**Written request:** Set down each line of the material that follows, exactly, with no pictures.

Charts and diagrams as code:
╔══

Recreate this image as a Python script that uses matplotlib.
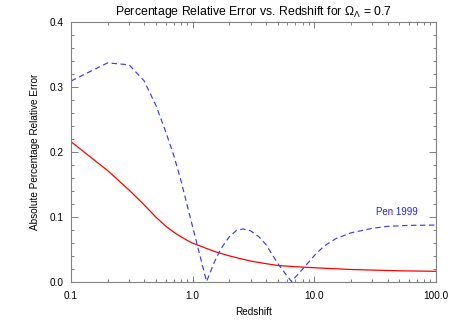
import matplotlib
matplotlib.use("Agg")
import matplotlib.pyplot as plt
from matplotlib.ticker import FixedLocator, MultipleLocator, FixedFormatter, NullFormatter

plt.rcParams['font.family'] = ['Liberation Sans', 'DejaVu Sans']
plt.rcParams['mathtext.fontset'] = 'custom'
plt.rcParams['mathtext.rm'] = 'Liberation Sans'
plt.rcParams['mathtext.it'] = 'Liberation Sans:italic'

# redshift grid + error of the fit (red) and of Pen 1999 (blue dashed)
z_fit = [0.1, 0.2, 0.3, 0.4, 0.5, 0.6, 0.7, 0.8, 0.9, 1.0, 1.2, 1.5, 2.0,
         2.5, 3.0, 4.0, 5.0, 7.0, 10, 20, 30, 50, 100]
err_fit = [0.2155, 0.171, 0.141, 0.118, 0.099, 0.0855, 0.076, 0.069, 0.0635,
           0.059, 0.0535, 0.0465, 0.0395, 0.035, 0.0315, 0.0275, 0.0247,
           0.0228, 0.0212, 0.0185, 0.0176, 0.0165, 0.0157]

z_pen = [0.1, 0.2, 0.3, 0.4, 0.5, 0.6, 0.7, 0.8, 0.9, 1.0, 1.1, 1.2, 1.3,
         1.5, 1.7, 2.0, 2.3, 2.6, 3.0, 3.5, 4.0, 5.0, 6.0, 6.5, 7.0, 8.0,
         10, 12, 15, 20, 30, 40, 60, 100]
err_pen = [0.309, 0.337, 0.334, 0.309, 0.271, 0.231, 0.194, 0.156, 0.118,
           0.084, 0.0535, 0.0257, 0.0, 0.029, 0.050, 0.069, 0.079, 0.081,
           0.078, 0.069, 0.057, 0.028, 0.008, 0.0, 0.007, 0.019, 0.040,
           0.0545, 0.066, 0.075, 0.082, 0.085, 0.0865, 0.087]

xticks = [0.1, 1.0, 10.0, 100.0]
xlabels = ['0.1', '1.0', '10.0', '100.0']

fig = plt.figure(figsize=(4.58, 3.27), dpi=100)
ax = fig.add_axes([71/458, 1-281.5/327, 365/458, 259.5/327])

ax.plot(z_fit, err_fit, color='red', lw=0.9)
ax.plot(z_pen, err_pen, color='#3a3aff', lw=0.85, dashes=(4.6, 3.0))
ax.text(32, 0.1066, 'Pen 1999', color='#2222ff', fontsize=7, ha='left', va='center')

ax.set_xscale('log')
ax.set_xlim(0.1, 100)
ax.set_ylim(0, 0.4)

ax.xaxis.set_major_locator(FixedLocator(xticks))
ax.xaxis.set_major_formatter(FixedFormatter(xlabels))
ax.xaxis.set_minor_formatter(NullFormatter())
ax.yaxis.set_major_locator(MultipleLocator(0.1))
ax.yaxis.set_minor_locator(MultipleLocator(0.02))
ax.yaxis.set_major_formatter(plt.FuncFormatter(lambda v, p: '%.1f' % v))

ax.tick_params(which='both', direction='in', top=True, right=True,
               color='gray', width=0.7, labelsize=7.2, labelcolor='black')
ax.tick_params(axis='x', which='major', length=4.3, pad=7)
ax.tick_params(axis='x', which='minor', length=2)
ax.tick_params(axis='y', which='major', length=5, pad=5)
ax.tick_params(axis='y', which='minor', length=2.2)
for s in ax.spines.values():
    s.set_color('gray')
    s.set_linewidth(0.8)

ax.set_xlabel('Redshift', fontsize=7.2, labelpad=4)
ax.set_ylabel('Absolute Percentage Relative Error', fontsize=7.2)
ax.yaxis.set_label_coords(-31/365, 0.5)
fig.text(254/458, 1-12/327, r'Percentage Relative Error vs. Redshift for $\Omega_\Lambda$ = 0.7',
         fontsize=8.8, ha='center', va='center')

fig.savefig('out.png', dpi=100)
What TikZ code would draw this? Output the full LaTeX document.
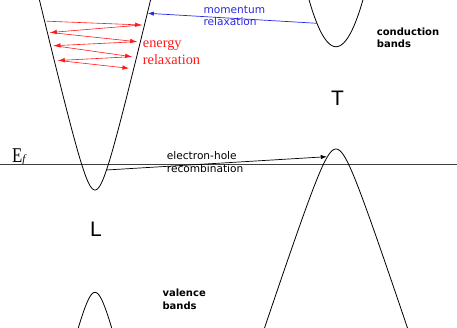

╚══

**Task response:**
Recreate this image as a Python script that uses matplotlib.
import matplotlib
matplotlib.use("Agg")
import matplotlib.pyplot as plt
from matplotlib.ticker import FixedLocator, MultipleLocator, FixedFormatter, NullFormatter

plt.rcParams['font.family'] = ['Liberation Sans', 'DejaVu Sans']
plt.rcParams['mathtext.fontset'] = 'custom'
plt.rcParams['mathtext.rm'] = 'Liberation Sans'
plt.rcParams['mathtext.it'] = 'Liberation Sans:italic'

# redshift grid + error of the fit (red) and of Pen 1999 (blue dashed)
z_fit = [0.1, 0.2, 0.3, 0.4, 0.5, 0.6, 0.7, 0.8, 0.9, 1.0, 1.2, 1.5, 2.0,
         2.5, 3.0, 4.0, 5.0, 7.0, 10, 20, 30, 50, 100]
err_fit = [0.2155, 0.171, 0.141, 0.118, 0.099, 0.0855, 0.076, 0.069, 0.0635,
           0.059, 0.0535, 0.0465, 0.0395, 0.035, 0.0315, 0.0275, 0.0247,
           0.0228, 0.0212, 0.0185, 0.0176, 0.0165, 0.0157]

z_pen = [0.1, 0.2, 0.3, 0.4, 0.5, 0.6, 0.7, 0.8, 0.9, 1.0, 1.1, 1.2, 1.3,
         1.5, 1.7, 2.0, 2.3, 2.6, 3.0, 3.5, 4.0, 5.0, 6.0, 6.5, 7.0, 8.0,
         10, 12, 15, 20, 30, 40, 60, 100]
err_pen = [0.309, 0.337, 0.334, 0.309, 0.271, 0.231, 0.194, 0.156, 0.118,
           0.084, 0.0535, 0.0257, 0.0, 0.029, 0.050, 0.069, 0.079, 0.081,
           0.078, 0.069, 0.057, 0.028, 0.008, 0.0, 0.007, 0.019, 0.040,
           0.0545, 0.066, 0.075, 0.082, 0.085, 0.0865, 0.087]

xticks = [0.1, 1.0, 10.0, 100.0]
xlabels = ['0.1', '1.0', '10.0', '100.0']

fig = plt.figure(figsize=(4.58, 3.27), dpi=100)
ax = fig.add_axes([71/458, 1-281.5/327, 365/458, 259.5/327])

ax.plot(z_fit, err_fit, color='red', lw=0.9)
ax.plot(z_pen, err_pen, color='#3a3aff', lw=0.85, dashes=(4.6, 3.0))
ax.text(32, 0.1066, 'Pen 1999', color='#2222ff', fontsize=7, ha='left', va='center')

ax.set_xscale('log')
ax.set_xlim(0.1, 100)
ax.set_ylim(0, 0.4)

ax.xaxis.set_major_locator(FixedLocator(xticks))
ax.xaxis.set_major_formatter(FixedFormatter(xlabels))
ax.xaxis.set_minor_formatter(NullFormatter())
ax.yaxis.set_major_locator(MultipleLocator(0.1))
ax.yaxis.set_minor_locator(MultipleLocator(0.02))
ax.yaxis.set_major_formatter(plt.FuncFormatter(lambda v, p: '%.1f' % v))

ax.tick_params(which='both', direction='in', top=True, right=True,
               color='gray', width=0.7, labelsize=7.2, labelcolor='black')
ax.tick_params(axis='x', which='major', length=4.3, pad=7)
ax.tick_params(axis='x', which='minor', length=2)
ax.tick_params(axis='y', which='major', length=5, pad=5)
ax.tick_params(axis='y', which='minor', length=2.2)
for s in ax.spines.values():
    s.set_color('gray')
    s.set_linewidth(0.8)

ax.set_xlabel('Redshift', fontsize=7.2, labelpad=4)
ax.set_ylabel('Absolute Percentage Relative Error', fontsize=7.2)
ax.yaxis.set_label_coords(-31/365, 0.5)
fig.text(254/458, 1-12/327, r'Percentage Relative Error vs. Redshift for $\Omega_\Lambda$ = 0.7',
         fontsize=8.8, ha='center', va='center')

fig.savefig('out.png', dpi=100)
What TikZ code would draw this? Output the full LaTeX document.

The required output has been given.